I have a friend who has a new mac laptop and she would like to remotely access her work files which are on a windows 2003 network. Is there any software of services that allow you to do that? She doesn't need to remotely access any of her programs, just the data files.


Thanks,


Bernie


----------



## VegasACF (May 27, 2005)

The Mac OS is natively capable of accessing networks of any variety. She may need to enter a username and password to access it, but all she has to do is connect to the network, select the volume(s) she wishes to access and enter the login info. The network drive(s) will appear on her desktop as just another disk (though the icon(s) will be different from the standard HD icon).

As for accessing individual files the answer depends completely upon what program created them in the Windows environment. Text files can be accessed via the text application that ships with the MacOS, via Microsoft Word for Mac, via OpenOffice for Mac (which is free, by the way [donations are accepted, however]. Excel files can be accessed via Microsoft Excel for Mac or OpenOffice.

If there is a Mac equivalent for the application, then the files should open without any trouble. If there is not (say, if it's an industry-specific application that is only available on the Windows side of the aisle), well, she's SOL.

Hope this helps.

One more thing... If it is truly a "new Mac laptop" then it is most likely an Intel-based Mac (it will be called a MacBook or a MacBook Pro). Should this be the case, she can download BootCamp from Apple and install Windows XP on her Mac (tell her to follow the directions included with the download--they're not hard, but they need to be followed exactly). She can then install the Windows versions of her software (if need be) and access the files from within Windows running natively on her Mac.


----------



## VegasACF (May 27, 2005)

It seems I misread your query. You're asking about _remote_ network access.

My apologies.

Remote Desktop might do the trick, and it's free. The web site is not clear on whether you can access the remote network via telephony (or some other means), or if you have to be physically (or wirelessly) connected to the actual network. The Apple page regarding Remote Desktop seems to say that using VCN you can access any network from anywhere.

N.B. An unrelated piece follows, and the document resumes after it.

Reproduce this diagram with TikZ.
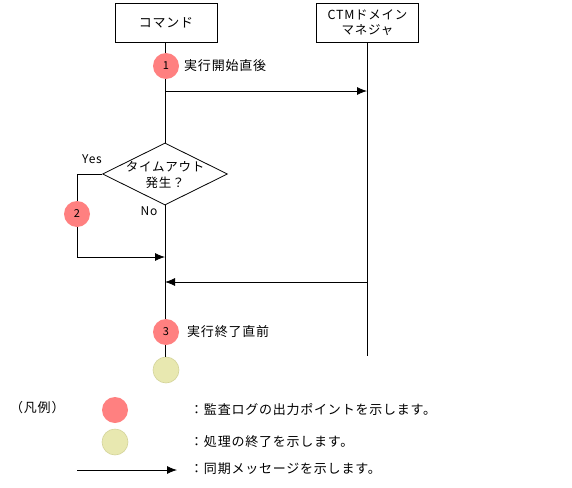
\documentclass[tikz,border=0pt]{standalone}
\usepackage{fontspec}
\setmainfont{Noto Sans CJK JP}[LetterSpace=6]
\usetikzlibrary{shapes.geometric,arrows.meta}
\begin{document}
\begin{tikzpicture}[x=1pt,y=-1pt,
  every node/.style={font=\fontsize{13}{15}\selectfont, inner sep=0pt},
  actor/.style={draw, line width=0.8pt, minimum width=102pt, minimum height=39pt, align=center},
  life/.style={line width=0.8pt},
  msg/.style={line width=0.8pt, -{Latex[length=10pt,width=8pt]}},
  audit/.style={circle, fill=ff8080, minimum size=26pt, font=\fontsize{11}{12}\selectfont},
  endpt/.style={circle, fill=e8e8b0, draw=d8d8a0, line width=0.6pt, minimum size=26pt},
  lbl/.style={anchor=west}
]
\definecolor{ff8080}{HTML}{FF8080}
\definecolor{e8e8b0}{HTML}{E8E8B0}
\definecolor{d8d8a0}{HTML}{D4D49A}
\useasboundingbox (0,0) rectangle (572,487);
% actors
\node[actor] (cmd) at (166,22.5) {コマンド};
\node[actor, font=\fontsize{12.5}{15}\selectfont] (ctm) at (367.5,22.5) {CTMドメイン\\マネジャ};
% lifeline points
\coordinate (ctmEnd) at (367,356);
\node[diamond, draw, line width=0.8pt, minimum width=125pt, minimum height=62pt] (dec) at (165,174) {};
\node[align=center, font=\fontsize{12.5}{15.5}\selectfont] (dect) at (165,175) {タイムアウト\\発生？};
\node[endpt] (endc) at (166,370) {};
% lifelines
\draw[life] (cmd.south -| 165,0) -- (dec.north);
\draw[life] (dec.south) -- (endc.north -| 165,0);
\draw[life] (ctm.south -| 367,0) -- (ctmEnd);
% messages
\coordinate (m1s) at (165,91);
\coordinate (m1e) at (367,91);
\draw[msg] (m1s) -- (m1e);
\coordinate (m2s) at (367,282);
\coordinate (m2e) at (165,282);
\draw[msg] (m2s) -- (m2e);
% yes loop
\coordinate (ya) at (77,174);
\coordinate (yb) at (77,257);
\coordinate (yc) at (165,257);
\draw[life] (dec.west) -- (ya) -- (yb);
\draw[msg] (yb) -- (yc);
\node[font=\fontsize{12}{14}\selectfont] at (92,159) {Yes};
\node[font=\fontsize{12}{14}\selectfont] at (149,211) {No};
% audit points
\node[audit] (a1) at (166,66) {1};
\node[lbl] (t1) at (184,66) {実行開始直後};
\node[audit] (a2) at (77,214) {2};
\node[audit] (a3) at (166,332) {3};
\node[lbl] (t3) at (187,332) {実行終了直前};
% legend
\node[lbl] (leg) at (10,408) {（凡例）};
\node[audit] (la) at (115,410) {};
\node[lbl] (lat) at (190,410) {：監査ログの出力ポイントを示します。};
\node[endpt] (le) at (115,442) {};
\node[lbl] (let) at (190,442) {：処理の終了を示します。};
\coordinate (lms) at (77,470);
\coordinate (lme) at (177,470);
\draw[msg] (lms) -- (lme);
\node[lbl] (lmt) at (190,469) {：同期メッセージを示します。};
\end{tikzpicture}
\end{document}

Other options can be found here.

In any case, if she does have an Intel-based Mac I would wager she could use any Windows program that does what you need, after doing the above installation of BootCamp and Windows XP on her Mac.


----------



## cybernia_nyc (Mar 3, 2005)

Thanks. I forgot about boot camp. What she really wants to do is access her files whlle away from the office. I know there are services for the PC like Go to my PC. But I guess with boot camp it solves the problem. Is there MAC VNC software?


----------



## VegasACF (May 27, 2005)

cybernia_nyc said:


> Is there MAC VNC software?


The above link to the Apple Remote Desktop page, reproduced here for your clicking pleasure, seems to say it's part of Remote Desktop.

I'm no expert in this field, though. Perhaps another Mac user can enlighten us both!


----------



## Nick8539 (Jul 12, 2006)

Umm...I connect with TightVNC from my Macbook to my PC. Works perfect for me.

Download tightvnc for your pc here http://www.tightvnc.com/

And for the Mac I dont remember exactly where I got the program for. Just google TightVNC for Mac...

Also remote desktop didnt work for me because I believe I need Windows XP professional edition.
I set up tight VNC in less than five minutes. Real easy to setup. Hope this helps.


----------



## cybernia_nyc (Mar 3, 2005)

Thanks, I give it a try.


----------



## kalisun (Aug 6, 2003)

I've used VNC also with my old Ibook (OS9) connected thru telephone to my home XP computer on cable, connection was descent..Here's what I could find for OSX..

http://www.apple.com/downloads/macosx/networking_security/osxvnc.html


----------